I scrapped the letterpress cards, got pregnant, and one day when I was home with a newborn decided that life goes fast and I didn’t want to avoid my dream any longer. That night The Gorilla and I sat on our blue couch with a baby between us and tried to brainstorm a good name for a new blog. Hollywood Housewife was one of the first ideas, but I thought it sounded cheesy on about four levels. The Real Housewives franchise was already very popular and I didn’t love the idea of calling myself a Housewife, because it wasn’t exactly true and because I rebelled against labeling myself in terms of a husband.
But we kept circling back around to it, and none of the other names we thought of sounded as catchy. At the time, we lived directly under the Hollywood sign. I was wrestling with the emotions of new motherhood and no longer working. The name might have made me a little itchy, but it sounded good and it was factual. I bought the domain name.

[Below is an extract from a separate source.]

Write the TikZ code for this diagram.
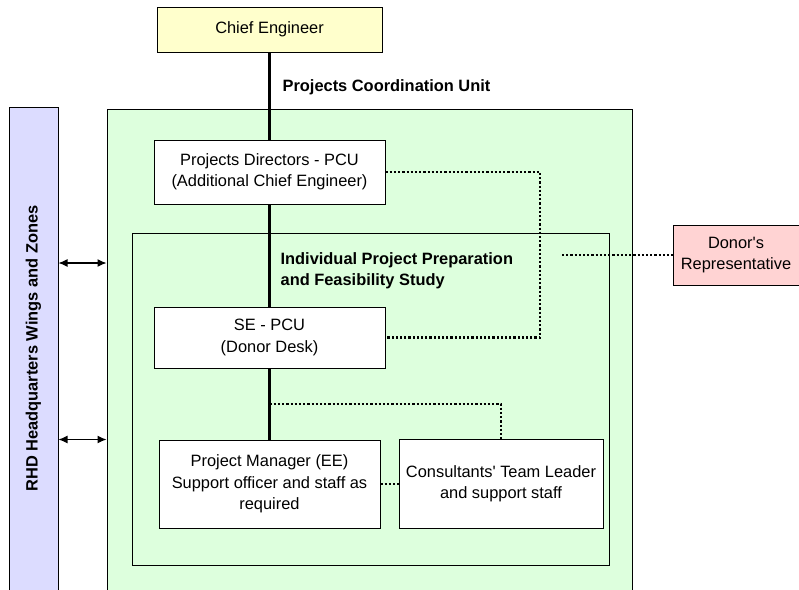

The name was actually owned by a baker in Florida who was sitting on it hoping to sell to Bravo. He asked for an exorbitant price for Hollywood Housewife dot com, but when I pointed out to him that the Real Housewives websites don’t stand alone (they’re part of the Bravo site) and that there were no plans for a Hollywood version of that show, he negotiated down to a more workable price.
I launched Hollywood Housewife in January 2010, to little fanfare and lots of trepidation. I built the blog using Typepad, the platform I was already familiar with because I used it for my smaller blog. The Gorilla helped me design the banner. He’s a former magazine editor and a photoshop genius, and he’s made every incarnation of the title banner since. From the beginning, he’s been encouraging and enthusiastic about my blog, even when I’ve become so frustrated I wanted to quit. He’s never once told me that I couldn’t or shouldn’t post something personal, and even though the online world definitely isn’t his thing, he’s treated it as seriously as I have. I’m really grateful for this, because I know it’s not true in every blogger marriage.
Most of the new friends I’ve made in the last few years have come through blogging. I met three of my closest friends in LA through twitter, separately. I’m involved in several online blogging groups that started off as talking shop, but became personal friendships. My online relationships are ever-evolving as I stay active online, but I look at the difference from where I was emotionally in 2009 - living thousands of miles from my closest friends and feeling a little swallowed by marriage and motherhood - and where I am now, and I know it wasn’t an accident and I know it started with blogging.
Over the next fews days, I’m going to show you how (and how much) I blog, the tools I use, how I make a few bucks (and how others make a lot), and anything else that might come up. Consider this the HH behind-the-scenes footage, the extra features on the DVD. Wobbly camera and all.